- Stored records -
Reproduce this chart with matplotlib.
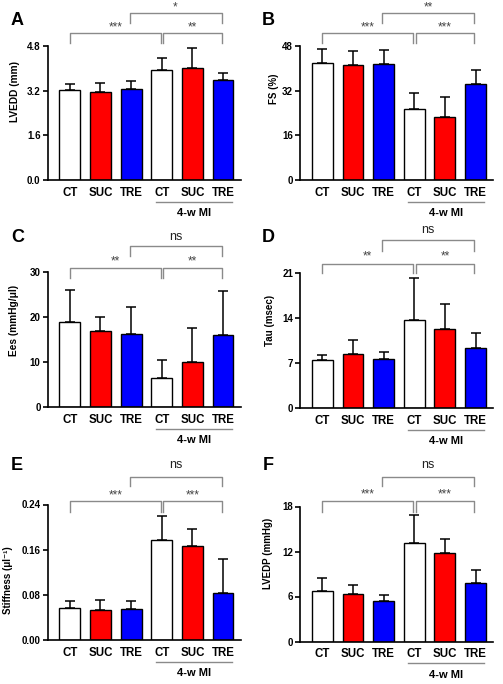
import matplotlib
matplotlib.use('Agg')
import matplotlib.pyplot as plt
from matplotlib import font_manager as fm
import matplotlib.transforms as mtransforms


def has_font(name):
    try:
        fm.findfont(fm.FontProperties(family=name), fallback_to_default=False)
        return True
    except Exception:
        return False


NARROW = 'Liberation Sans Narrow' if has_font('Liberation Sans Narrow') else 'Liberation Sans'
plt.rcParams['font.family'] = [NARROW, 'DejaVu Sans']
WIDE = ['Liberation Sans', 'DejaVu Sans']

# ---------------- data ----------------
groups = ['CT', 'SUC', 'TRE', 'CT', 'SUC', 'TRE']
group_label = '4-w MI'
bar_colors = ['white', '#ff0000', '#0000ff', 'white', '#ff0000', '#0000ff']

lvedd_mean = [3.24, 3.15, 3.26, 3.95, 4.02, 3.57]
lvedd_err = [0.20, 0.31, 0.29, 0.43, 0.71, 0.26]
fs_mean = [41.8, 41.2, 41.6, 25.4, 22.6, 34.3]
fs_err = [5.1, 5.0, 5.0, 5.6, 7.3, 5.1]
ees_mean = [18.8, 16.8, 16.2, 6.55, 9.9, 15.9]
ees_err = [7.3, 3.2, 6.1, 3.95, 7.7, 9.9]
tau_mean = [7.4, 8.44, 7.7, 13.7, 12.25, 9.33]
tau_err = [0.9, 2.16, 1.0, 6.5, 4.0, 2.37]
stiff_mean = [0.056, 0.053, 0.055, 0.178, 0.166, 0.084]
stiff_err = [0.013, 0.018, 0.014, 0.042, 0.031, 0.060]
lvedp_mean = [6.67, 6.40, 5.42, 13.17, 11.78, 7.79]
lvedp_err = [1.75, 1.20, 0.80, 3.73, 1.92, 1.71]

panel_letters = ['A', 'B', 'C', 'D', 'E', 'F']
y_labels = ['LVEDD (mm)', 'FS (%)', 'Ees (mmHg/μl)', 'Tau (msec)',
            'Stiffness (μl⁻¹)', 'LVEDP (mmHg)']
y_ticks = [[0, 1.6, 3.2, 4.8], [0, 16, 32, 48], [0, 10, 20, 30],
           [0, 7, 14, 21], [0, 0.08, 0.16, 0.24], [0, 6, 12, 18]]
y_ticklabels = [['0.0', '1.6', '3.2', '4.8'], ['0', '16', '32', '48'],
                ['0', '10', '20', '30'], ['0', '7', '14', '21'],
                ['0.00', '0.08', '0.16', '0.24'], ['0', '6', '12', '18']]
sig_left = ['***', '***', '**', '**', '***', '***']
sig_right = ['**', '***', '**', '**', '***', '***']
sig_upper = ['*', '**', 'ns', 'ns', 'ns', 'ns']

means = [lvedd_mean, fs_mean, ees_mean, tau_mean, stiff_mean, lvedp_mean]
errs = [lvedd_err, fs_err, ees_err, tau_err, stiff_err, lvedp_err]

# ---------------- layout (pixels) ----------------
W, H = 503, 684
AX_W = 193
# left, top, bottom of each axes in pixels
ax_px = [(47.5, 46, 180), (300, 46, 180),
         (47.5, 272, 407), (300, 273, 408),
         (47.5, 504.5, 640), (300, 506.5, 641.5)]
# bracket offsets in px above the top of the axes:
# lower line, lower drop end, upper line, upper drop end, lower label, upper label
br_px = [(12.7, 2.7, 32.7, 22.7, 21, 41),
         (12.7, 2.7, 32.7, 22.7, 21, 41),
         (4, -6, 26, 16, 13.7, 35),
         (9.3, 0, 32.7, 21.7, 19.3, 42.7),
         (3.7, -7.3, 27.7, 18.7, 11.7, 39),
         (6, -5, 29.3, 20.7, 15, 41.7)]
ylab_x = [-0.143, -0.107, -0.148, -0.132, -0.177, -0.141]
ylab_y = [0.66, 0.68, 0.64, 0.65, 0.44, 0.65]
ylab_size = [7.3, 7.0, 7.3, 7.0, 7.0, 7.0]

fig = plt.figure(figsize=(W / 100, H / 100), dpi=100)
x = list(range(len(groups)))
BR_COLOR = '#8a8a8a'

for i in range(6):
    left, top, bottom = ax_px[i]
    h_px = bottom - top
    ax = fig.add_axes([left / W, 1 - bottom / H, AX_W / W, h_px / H])
    ymax = y_ticks[i][-1]
    ax.bar(x, means[i], width=0.68, color=bar_colors, edgecolor='black',
           linewidth=1.0, zorder=2)
    ax.errorbar(x, means[i], yerr=[[0] * 6, errs[i]], fmt='none', ecolor='black',
                elinewidth=1.1, capsize=3.8, capthick=1.1, zorder=1)
    ax.set_xlim(-0.73, 5.57)
    ax.set_ylim(0, ymax)
    for s in ['top', 'right']:
        ax.spines[s].set_visible(False)
    for s in ['left', 'bottom']:
        ax.spines[s].set_linewidth(1.2)
    ax.set_yticks(y_ticks[i])
    ax.set_yticklabels(y_ticklabels[i], fontsize=7, fontweight='bold', family=WIDE)
    ax.tick_params(axis='y', direction='out', length=3.5, width=1.2, pad=1.5)
    ax.set_xticks(x)
    ax.set_xticklabels(groups, fontsize=8.3, fontweight='bold')
    ax.tick_params(axis='x', length=0, pad=5)
    ax.set_ylabel(y_labels[i], fontsize=ylab_size[i], fontweight='bold')
    ax.yaxis.set_label_coords(ylab_x[i], ylab_y[i])

    trans = mtransforms.blended_transform_factory(ax.transData, ax.transAxes)

    def fy(p):
        return 1 + p / h_px

    ll, ld, ul, ud, lt, ut = br_px[i]
    # lower left bracket
    ax.plot([0, 0, 2.96, 2.96], [fy(ld), fy(ll), fy(ll), fy(ld)], color=BR_COLOR,
            lw=1.0, transform=trans, clip_on=False)
    # lower right bracket
    ax.plot([3.05, 3.05, 4.95, 4.95], [fy(ld), fy(ll), fy(ll), fy(ld)], color=BR_COLOR,
            lw=1.0, transform=trans, clip_on=False)
    # upper bracket
    ax.plot([1.95, 1.95, 4.95, 4.95], [fy(ud), fy(ul), fy(ul), fy(ud)], color=BR_COLOR,
            lw=1.0, transform=trans, clip_on=False)
    star_kw = dict(transform=trans, ha='center', va='center', clip_on=False)
    ax.text(1.48, fy(lt) - 0.02, sig_left[i], fontsize=8.5, color='#444444', **star_kw)
    ax.text(4.0, fy(lt) - 0.02, sig_right[i], fontsize=8.5, color='#444444', **star_kw)
    if sig_upper[i] == 'ns':
        ax.text(3.45, fy(ut), sig_upper[i], fontsize=9, color='#222222', **star_kw)
    else:
        ax.text(3.45, fy(ut) - 0.02, sig_upper[i], fontsize=8.5, color='#444444', **star_kw)

    # group line and label
    ax.plot([2.8, 5.28], [-21.7 / h_px] * 2, color=BR_COLOR, lw=1.0,
            transform=trans, clip_on=False)
    ax.text(4.04, -33 / h_px, group_label, transform=trans, ha='center', va='center',
            fontsize=8, fontweight='bold', clip_on=False)

letter_px = [(11, 12), (262, 12), (11, 229), (262, 229), (11, 457), (263, 457)]
for i in range(6):
    lx, ly = letter_px[i]
    fig.text(lx / W, 1 - ly / H, panel_letters[i], fontsize=13, fontweight='bold',
             family=WIDE, ha='left', va='top')

fig.savefig('out.png', dpi=100)
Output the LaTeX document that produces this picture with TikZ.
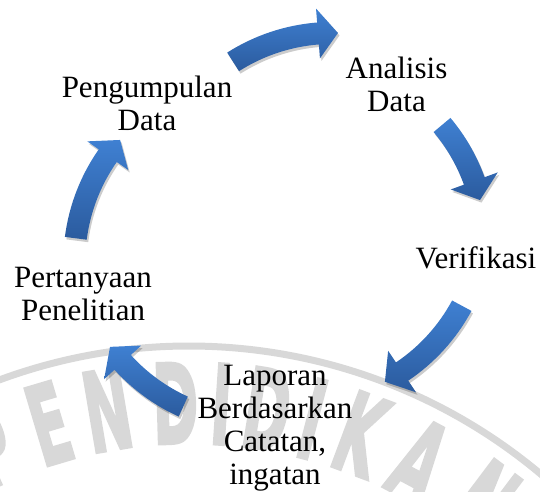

- Stated task -
Without the pictures, return the entries exactly as they appear.

- Output of the exercise -
Reproduce this chart with matplotlib.
import matplotlib
matplotlib.use('Agg')
import matplotlib.pyplot as plt
from matplotlib import font_manager as fm
import matplotlib.transforms as mtransforms


def has_font(name):
    try:
        fm.findfont(fm.FontProperties(family=name), fallback_to_default=False)
        return True
    except Exception:
        return False


NARROW = 'Liberation Sans Narrow' if has_font('Liberation Sans Narrow') else 'Liberation Sans'
plt.rcParams['font.family'] = [NARROW, 'DejaVu Sans']
WIDE = ['Liberation Sans', 'DejaVu Sans']

# ---------------- data ----------------
groups = ['CT', 'SUC', 'TRE', 'CT', 'SUC', 'TRE']
group_label = '4-w MI'
bar_colors = ['white', '#ff0000', '#0000ff', 'white', '#ff0000', '#0000ff']

lvedd_mean = [3.24, 3.15, 3.26, 3.95, 4.02, 3.57]
lvedd_err = [0.20, 0.31, 0.29, 0.43, 0.71, 0.26]
fs_mean = [41.8, 41.2, 41.6, 25.4, 22.6, 34.3]
fs_err = [5.1, 5.0, 5.0, 5.6, 7.3, 5.1]
ees_mean = [18.8, 16.8, 16.2, 6.55, 9.9, 15.9]
ees_err = [7.3, 3.2, 6.1, 3.95, 7.7, 9.9]
tau_mean = [7.4, 8.44, 7.7, 13.7, 12.25, 9.33]
tau_err = [0.9, 2.16, 1.0, 6.5, 4.0, 2.37]
stiff_mean = [0.056, 0.053, 0.055, 0.178, 0.166, 0.084]
stiff_err = [0.013, 0.018, 0.014, 0.042, 0.031, 0.060]
lvedp_mean = [6.67, 6.40, 5.42, 13.17, 11.78, 7.79]
lvedp_err = [1.75, 1.20, 0.80, 3.73, 1.92, 1.71]

panel_letters = ['A', 'B', 'C', 'D', 'E', 'F']
y_labels = ['LVEDD (mm)', 'FS (%)', 'Ees (mmHg/μl)', 'Tau (msec)',
            'Stiffness (μl⁻¹)', 'LVEDP (mmHg)']
y_ticks = [[0, 1.6, 3.2, 4.8], [0, 16, 32, 48], [0, 10, 20, 30],
           [0, 7, 14, 21], [0, 0.08, 0.16, 0.24], [0, 6, 12, 18]]
y_ticklabels = [['0.0', '1.6', '3.2', '4.8'], ['0', '16', '32', '48'],
                ['0', '10', '20', '30'], ['0', '7', '14', '21'],
                ['0.00', '0.08', '0.16', '0.24'], ['0', '6', '12', '18']]
sig_left = ['***', '***', '**', '**', '***', '***']
sig_right = ['**', '***', '**', '**', '***', '***']
sig_upper = ['*', '**', 'ns', 'ns', 'ns', 'ns']

means = [lvedd_mean, fs_mean, ees_mean, tau_mean, stiff_mean, lvedp_mean]
errs = [lvedd_err, fs_err, ees_err, tau_err, stiff_err, lvedp_err]

# ---------------- layout (pixels) ----------------
W, H = 503, 684
AX_W = 193
# left, top, bottom of each axes in pixels
ax_px = [(47.5, 46, 180), (300, 46, 180),
         (47.5, 272, 407), (300, 273, 408),
         (47.5, 504.5, 640), (300, 506.5, 641.5)]
# bracket offsets in px above the top of the axes:
# lower line, lower drop end, upper line, upper drop end, lower label, upper label
br_px = [(12.7, 2.7, 32.7, 22.7, 21, 41),
         (12.7, 2.7, 32.7, 22.7, 21, 41),
         (4, -6, 26, 16, 13.7, 35),
         (9.3, 0, 32.7, 21.7, 19.3, 42.7),
         (3.7, -7.3, 27.7, 18.7, 11.7, 39),
         (6, -5, 29.3, 20.7, 15, 41.7)]
ylab_x = [-0.143, -0.107, -0.148, -0.132, -0.177, -0.141]
ylab_y = [0.66, 0.68, 0.64, 0.65, 0.44, 0.65]
ylab_size = [7.3, 7.0, 7.3, 7.0, 7.0, 7.0]

fig = plt.figure(figsize=(W / 100, H / 100), dpi=100)
x = list(range(len(groups)))
BR_COLOR = '#8a8a8a'

for i in range(6):
    left, top, bottom = ax_px[i]
    h_px = bottom - top
    ax = fig.add_axes([left / W, 1 - bottom / H, AX_W / W, h_px / H])
    ymax = y_ticks[i][-1]
    ax.bar(x, means[i], width=0.68, color=bar_colors, edgecolor='black',
           linewidth=1.0, zorder=2)
    ax.errorbar(x, means[i], yerr=[[0] * 6, errs[i]], fmt='none', ecolor='black',
                elinewidth=1.1, capsize=3.8, capthick=1.1, zorder=1)
    ax.set_xlim(-0.73, 5.57)
    ax.set_ylim(0, ymax)
    for s in ['top', 'right']:
        ax.spines[s].set_visible(False)
    for s in ['left', 'bottom']:
        ax.spines[s].set_linewidth(1.2)
    ax.set_yticks(y_ticks[i])
    ax.set_yticklabels(y_ticklabels[i], fontsize=7, fontweight='bold', family=WIDE)
    ax.tick_params(axis='y', direction='out', length=3.5, width=1.2, pad=1.5)
    ax.set_xticks(x)
    ax.set_xticklabels(groups, fontsize=8.3, fontweight='bold')
    ax.tick_params(axis='x', length=0, pad=5)
    ax.set_ylabel(y_labels[i], fontsize=ylab_size[i], fontweight='bold')
    ax.yaxis.set_label_coords(ylab_x[i], ylab_y[i])

    trans = mtransforms.blended_transform_factory(ax.transData, ax.transAxes)

    def fy(p):
        return 1 + p / h_px

    ll, ld, ul, ud, lt, ut = br_px[i]
    # lower left bracket
    ax.plot([0, 0, 2.96, 2.96], [fy(ld), fy(ll), fy(ll), fy(ld)], color=BR_COLOR,
            lw=1.0, transform=trans, clip_on=False)
    # lower right bracket
    ax.plot([3.05, 3.05, 4.95, 4.95], [fy(ld), fy(ll), fy(ll), fy(ld)], color=BR_COLOR,
            lw=1.0, transform=trans, clip_on=False)
    # upper bracket
    ax.plot([1.95, 1.95, 4.95, 4.95], [fy(ud), fy(ul), fy(ul), fy(ud)], color=BR_COLOR,
            lw=1.0, transform=trans, clip_on=False)
    star_kw = dict(transform=trans, ha='center', va='center', clip_on=False)
    ax.text(1.48, fy(lt) - 0.02, sig_left[i], fontsize=8.5, color='#444444', **star_kw)
    ax.text(4.0, fy(lt) - 0.02, sig_right[i], fontsize=8.5, color='#444444', **star_kw)
    if sig_upper[i] == 'ns':
        ax.text(3.45, fy(ut), sig_upper[i], fontsize=9, color='#222222', **star_kw)
    else:
        ax.text(3.45, fy(ut) - 0.02, sig_upper[i], fontsize=8.5, color='#444444', **star_kw)

    # group line and label
    ax.plot([2.8, 5.28], [-21.7 / h_px] * 2, color=BR_COLOR, lw=1.0,
            transform=trans, clip_on=False)
    ax.text(4.04, -33 / h_px, group_label, transform=trans, ha='center', va='center',
            fontsize=8, fontweight='bold', clip_on=False)

letter_px = [(11, 12), (262, 12), (11, 229), (262, 229), (11, 457), (263, 457)]
for i in range(6):
    lx, ly = letter_px[i]
    fig.text(lx / W, 1 - ly / H, panel_letters[i], fontsize=13, fontweight='bold',
             family=WIDE, ha='left', va='top')

fig.savefig('out.png', dpi=100)
Output the LaTeX document that produces this picture with TikZ.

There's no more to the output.